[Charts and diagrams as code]
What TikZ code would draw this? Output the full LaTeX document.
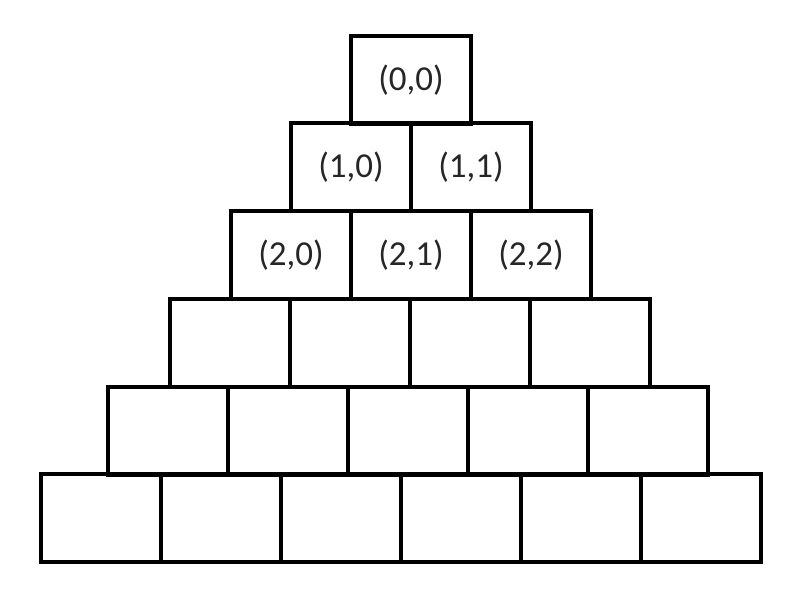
\documentclass[tikz,border=0pt]{standalone}
\usepackage{fontspec}
\setmainfont{Carlito}
\begin{document}
\begin{tikzpicture}[x=1pt,y=1pt,
  cell/.style={draw=black, line width=4.5pt, minimum width=120pt, minimum height=88pt,
    inner sep=0pt, outer sep=0pt, anchor=north west,
    font=\fontsize{35}{40}\selectfont, text=black!85}]
\useasboundingbox[fill=white] (0,0) rectangle (790,-602);
\foreach \rowi/\lx/\ty in {0/351/36, 1/291/123, 2/231/211, 3/170/299, 4/108/387, 5/41/474} {
  \foreach \coli in {0,...,\rowi} {
    \node[cell] (c\rowi\coli) at (\lx+120*\coli, -\ty) {\ifnum\rowi<3 (\rowi,\coli)\fi};
  }
}
\end{tikzpicture}
\end{document}
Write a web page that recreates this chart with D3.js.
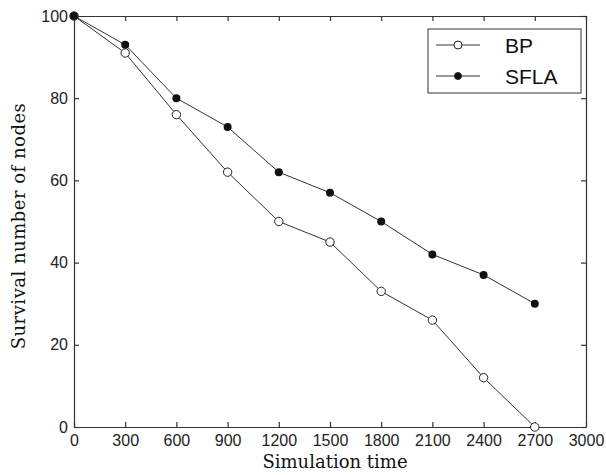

== EXERCISE ==
Transcribe every line in the entries above, taking out only the images.

== TASK RESULT ==
What TikZ code would draw this? Output the full LaTeX document.
\documentclass[tikz,border=0pt]{standalone}
\usepackage{fontspec}
\setmainfont{Carlito}
\begin{document}
\begin{tikzpicture}[x=1pt,y=1pt,
  cell/.style={draw=black, line width=4.5pt, minimum width=120pt, minimum height=88pt,
    inner sep=0pt, outer sep=0pt, anchor=north west,
    font=\fontsize{35}{40}\selectfont, text=black!85}]
\useasboundingbox[fill=white] (0,0) rectangle (790,-602);
\foreach \rowi/\lx/\ty in {0/351/36, 1/291/123, 2/231/211, 3/170/299, 4/108/387, 5/41/474} {
  \foreach \coli in {0,...,\rowi} {
    \node[cell] (c\rowi\coli) at (\lx+120*\coli, -\ty) {\ifnum\rowi<3 (\rowi,\coli)\fi};
  }
}
\end{tikzpicture}
\end{document}
Write a web page that recreates this chart with D3.js.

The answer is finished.